§ Given task
Quote every line below exactly and skip any picture.
* START *
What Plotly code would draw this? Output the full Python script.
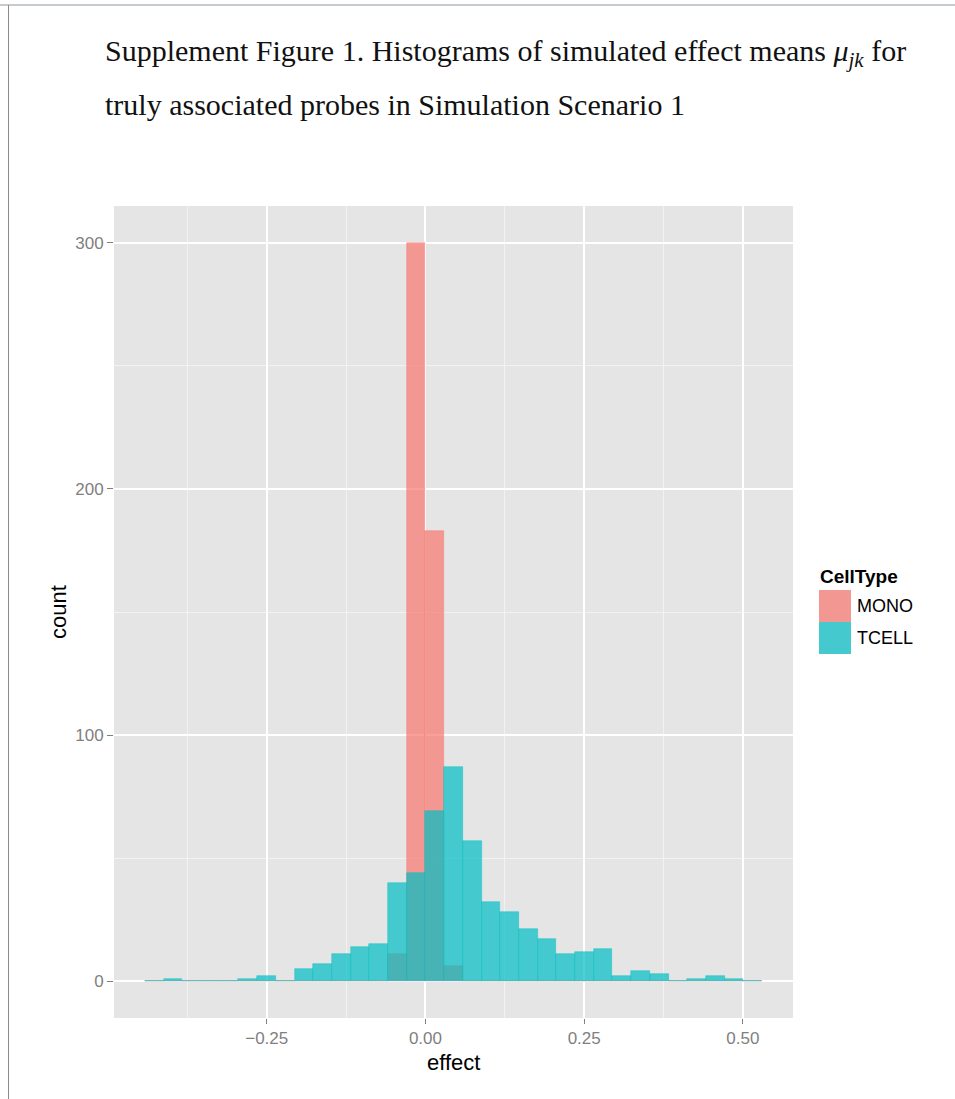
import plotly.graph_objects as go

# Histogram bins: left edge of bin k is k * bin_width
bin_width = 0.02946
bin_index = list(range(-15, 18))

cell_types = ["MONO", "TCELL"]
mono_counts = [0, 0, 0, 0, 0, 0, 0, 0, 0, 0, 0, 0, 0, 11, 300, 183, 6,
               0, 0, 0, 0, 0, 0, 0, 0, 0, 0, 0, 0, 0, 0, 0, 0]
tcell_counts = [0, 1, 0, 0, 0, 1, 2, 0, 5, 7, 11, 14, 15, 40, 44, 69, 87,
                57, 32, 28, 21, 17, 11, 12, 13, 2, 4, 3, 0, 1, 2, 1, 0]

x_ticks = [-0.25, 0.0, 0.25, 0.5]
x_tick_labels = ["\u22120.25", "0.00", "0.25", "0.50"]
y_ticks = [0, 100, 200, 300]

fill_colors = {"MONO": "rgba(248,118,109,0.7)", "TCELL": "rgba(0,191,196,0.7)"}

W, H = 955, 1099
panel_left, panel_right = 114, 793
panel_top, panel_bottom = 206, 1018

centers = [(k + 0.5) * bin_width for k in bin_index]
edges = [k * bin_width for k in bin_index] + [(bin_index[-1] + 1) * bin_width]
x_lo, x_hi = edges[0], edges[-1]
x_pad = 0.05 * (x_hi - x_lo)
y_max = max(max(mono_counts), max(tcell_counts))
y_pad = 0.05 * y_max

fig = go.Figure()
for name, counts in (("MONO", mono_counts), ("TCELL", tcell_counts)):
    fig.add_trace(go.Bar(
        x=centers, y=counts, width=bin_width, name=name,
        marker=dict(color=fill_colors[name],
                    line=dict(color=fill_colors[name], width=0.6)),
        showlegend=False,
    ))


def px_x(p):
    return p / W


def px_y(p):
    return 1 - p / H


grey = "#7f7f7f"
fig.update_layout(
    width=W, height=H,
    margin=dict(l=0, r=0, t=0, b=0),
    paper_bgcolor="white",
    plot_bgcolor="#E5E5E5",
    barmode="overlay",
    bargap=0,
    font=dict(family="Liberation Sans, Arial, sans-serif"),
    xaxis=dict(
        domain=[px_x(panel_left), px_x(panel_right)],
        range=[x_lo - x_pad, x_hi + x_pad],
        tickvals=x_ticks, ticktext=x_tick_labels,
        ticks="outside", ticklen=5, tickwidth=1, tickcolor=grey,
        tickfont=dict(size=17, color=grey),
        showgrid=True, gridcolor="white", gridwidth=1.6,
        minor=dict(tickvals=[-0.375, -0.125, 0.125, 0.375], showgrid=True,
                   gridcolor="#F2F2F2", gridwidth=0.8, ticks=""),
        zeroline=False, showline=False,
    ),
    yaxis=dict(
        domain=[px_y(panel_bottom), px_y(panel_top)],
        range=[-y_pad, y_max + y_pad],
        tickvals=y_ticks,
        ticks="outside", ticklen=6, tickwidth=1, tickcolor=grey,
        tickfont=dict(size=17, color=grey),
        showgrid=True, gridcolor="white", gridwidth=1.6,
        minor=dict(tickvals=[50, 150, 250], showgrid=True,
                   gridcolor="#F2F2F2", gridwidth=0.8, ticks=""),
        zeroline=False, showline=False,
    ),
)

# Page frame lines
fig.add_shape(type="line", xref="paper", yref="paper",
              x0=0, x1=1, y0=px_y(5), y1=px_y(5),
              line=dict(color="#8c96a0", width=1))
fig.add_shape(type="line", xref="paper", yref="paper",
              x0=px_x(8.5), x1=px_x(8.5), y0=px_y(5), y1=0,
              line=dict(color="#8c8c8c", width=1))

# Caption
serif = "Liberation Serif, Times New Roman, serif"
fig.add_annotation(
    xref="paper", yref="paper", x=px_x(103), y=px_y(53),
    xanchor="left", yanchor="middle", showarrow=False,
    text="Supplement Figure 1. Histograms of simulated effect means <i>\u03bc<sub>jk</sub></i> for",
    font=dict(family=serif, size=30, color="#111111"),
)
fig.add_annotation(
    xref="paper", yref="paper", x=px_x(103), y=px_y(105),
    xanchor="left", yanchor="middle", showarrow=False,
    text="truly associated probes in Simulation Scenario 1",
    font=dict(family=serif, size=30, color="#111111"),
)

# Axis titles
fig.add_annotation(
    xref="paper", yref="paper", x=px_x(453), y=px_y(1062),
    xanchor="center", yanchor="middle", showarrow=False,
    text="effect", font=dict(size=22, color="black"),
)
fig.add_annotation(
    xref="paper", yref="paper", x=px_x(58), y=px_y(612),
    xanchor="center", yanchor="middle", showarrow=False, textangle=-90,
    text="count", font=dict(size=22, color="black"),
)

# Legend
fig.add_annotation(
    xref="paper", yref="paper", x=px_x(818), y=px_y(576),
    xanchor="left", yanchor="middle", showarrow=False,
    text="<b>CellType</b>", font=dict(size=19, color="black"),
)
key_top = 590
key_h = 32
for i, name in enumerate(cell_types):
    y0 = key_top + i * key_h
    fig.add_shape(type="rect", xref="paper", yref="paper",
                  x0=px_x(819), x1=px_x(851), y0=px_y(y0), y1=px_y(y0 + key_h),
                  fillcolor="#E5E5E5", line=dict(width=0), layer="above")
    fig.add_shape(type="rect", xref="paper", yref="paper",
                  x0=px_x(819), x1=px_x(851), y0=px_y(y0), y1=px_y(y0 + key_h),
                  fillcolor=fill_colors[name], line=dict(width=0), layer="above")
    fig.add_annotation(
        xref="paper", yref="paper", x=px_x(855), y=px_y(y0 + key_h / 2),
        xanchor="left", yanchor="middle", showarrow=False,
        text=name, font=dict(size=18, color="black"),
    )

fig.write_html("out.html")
* END *
§ Correct response
What Plotly code would draw this? Output the full Python script.
import plotly.graph_objects as go

# Histogram bins: left edge of bin k is k * bin_width
bin_width = 0.02946
bin_index = list(range(-15, 18))

cell_types = ["MONO", "TCELL"]
mono_counts = [0, 0, 0, 0, 0, 0, 0, 0, 0, 0, 0, 0, 0, 11, 300, 183, 6,
               0, 0, 0, 0, 0, 0, 0, 0, 0, 0, 0, 0, 0, 0, 0, 0]
tcell_counts = [0, 1, 0, 0, 0, 1, 2, 0, 5, 7, 11, 14, 15, 40, 44, 69, 87,
                57, 32, 28, 21, 17, 11, 12, 13, 2, 4, 3, 0, 1, 2, 1, 0]

x_ticks = [-0.25, 0.0, 0.25, 0.5]
x_tick_labels = ["\u22120.25", "0.00", "0.25", "0.50"]
y_ticks = [0, 100, 200, 300]

fill_colors = {"MONO": "rgba(248,118,109,0.7)", "TCELL": "rgba(0,191,196,0.7)"}

W, H = 955, 1099
panel_left, panel_right = 114, 793
panel_top, panel_bottom = 206, 1018

centers = [(k + 0.5) * bin_width for k in bin_index]
edges = [k * bin_width for k in bin_index] + [(bin_index[-1] + 1) * bin_width]
x_lo, x_hi = edges[0], edges[-1]
x_pad = 0.05 * (x_hi - x_lo)
y_max = max(max(mono_counts), max(tcell_counts))
y_pad = 0.05 * y_max

fig = go.Figure()
for name, counts in (("MONO", mono_counts), ("TCELL", tcell_counts)):
    fig.add_trace(go.Bar(
        x=centers, y=counts, width=bin_width, name=name,
        marker=dict(color=fill_colors[name],
                    line=dict(color=fill_colors[name], width=0.6)),
        showlegend=False,
    ))


def px_x(p):
    return p / W


def px_y(p):
    return 1 - p / H


grey = "#7f7f7f"
fig.update_layout(
    width=W, height=H,
    margin=dict(l=0, r=0, t=0, b=0),
    paper_bgcolor="white",
    plot_bgcolor="#E5E5E5",
    barmode="overlay",
    bargap=0,
    font=dict(family="Liberation Sans, Arial, sans-serif"),
    xaxis=dict(
        domain=[px_x(panel_left), px_x(panel_right)],
        range=[x_lo - x_pad, x_hi + x_pad],
        tickvals=x_ticks, ticktext=x_tick_labels,
        ticks="outside", ticklen=5, tickwidth=1, tickcolor=grey,
        tickfont=dict(size=17, color=grey),
        showgrid=True, gridcolor="white", gridwidth=1.6,
        minor=dict(tickvals=[-0.375, -0.125, 0.125, 0.375], showgrid=True,
                   gridcolor="#F2F2F2", gridwidth=0.8, ticks=""),
        zeroline=False, showline=False,
    ),
    yaxis=dict(
        domain=[px_y(panel_bottom), px_y(panel_top)],
        range=[-y_pad, y_max + y_pad],
        tickvals=y_ticks,
        ticks="outside", ticklen=6, tickwidth=1, tickcolor=grey,
        tickfont=dict(size=17, color=grey),
        showgrid=True, gridcolor="white", gridwidth=1.6,
        minor=dict(tickvals=[50, 150, 250], showgrid=True,
                   gridcolor="#F2F2F2", gridwidth=0.8, ticks=""),
        zeroline=False, showline=False,
    ),
)

# Page frame lines
fig.add_shape(type="line", xref="paper", yref="paper",
              x0=0, x1=1, y0=px_y(5), y1=px_y(5),
              line=dict(color="#8c96a0", width=1))
fig.add_shape(type="line", xref="paper", yref="paper",
              x0=px_x(8.5), x1=px_x(8.5), y0=px_y(5), y1=0,
              line=dict(color="#8c8c8c", width=1))

# Caption
serif = "Liberation Serif, Times New Roman, serif"
fig.add_annotation(
    xref="paper", yref="paper", x=px_x(103), y=px_y(53),
    xanchor="left", yanchor="middle", showarrow=False,
    text="Supplement Figure 1. Histograms of simulated effect means <i>\u03bc<sub>jk</sub></i> for",
    font=dict(family=serif, size=30, color="#111111"),
)
fig.add_annotation(
    xref="paper", yref="paper", x=px_x(103), y=px_y(105),
    xanchor="left", yanchor="middle", showarrow=False,
    text="truly associated probes in Simulation Scenario 1",
    font=dict(family=serif, size=30, color="#111111"),
)

# Axis titles
fig.add_annotation(
    xref="paper", yref="paper", x=px_x(453), y=px_y(1062),
    xanchor="center", yanchor="middle", showarrow=False,
    text="effect", font=dict(size=22, color="black"),
)
fig.add_annotation(
    xref="paper", yref="paper", x=px_x(58), y=px_y(612),
    xanchor="center", yanchor="middle", showarrow=False, textangle=-90,
    text="count", font=dict(size=22, color="black"),
)

# Legend
fig.add_annotation(
    xref="paper", yref="paper", x=px_x(818), y=px_y(576),
    xanchor="left", yanchor="middle", showarrow=False,
    text="<b>CellType</b>", font=dict(size=19, color="black"),
)
key_top = 590
key_h = 32
for i, name in enumerate(cell_types):
    y0 = key_top + i * key_h
    fig.add_shape(type="rect", xref="paper", yref="paper",
                  x0=px_x(819), x1=px_x(851), y0=px_y(y0), y1=px_y(y0 + key_h),
                  fillcolor="#E5E5E5", line=dict(width=0), layer="above")
    fig.add_shape(type="rect", xref="paper", yref="paper",
                  x0=px_x(819), x1=px_x(851), y0=px_y(y0), y1=px_y(y0 + key_h),
                  fillcolor=fill_colors[name], line=dict(width=0), layer="above")
    fig.add_annotation(
        xref="paper", yref="paper", x=px_x(855), y=px_y(y0 + key_h / 2),
        xanchor="left", yanchor="middle", showarrow=False,
        text=name, font=dict(size=18, color="black"),
    )

fig.write_html("out.html")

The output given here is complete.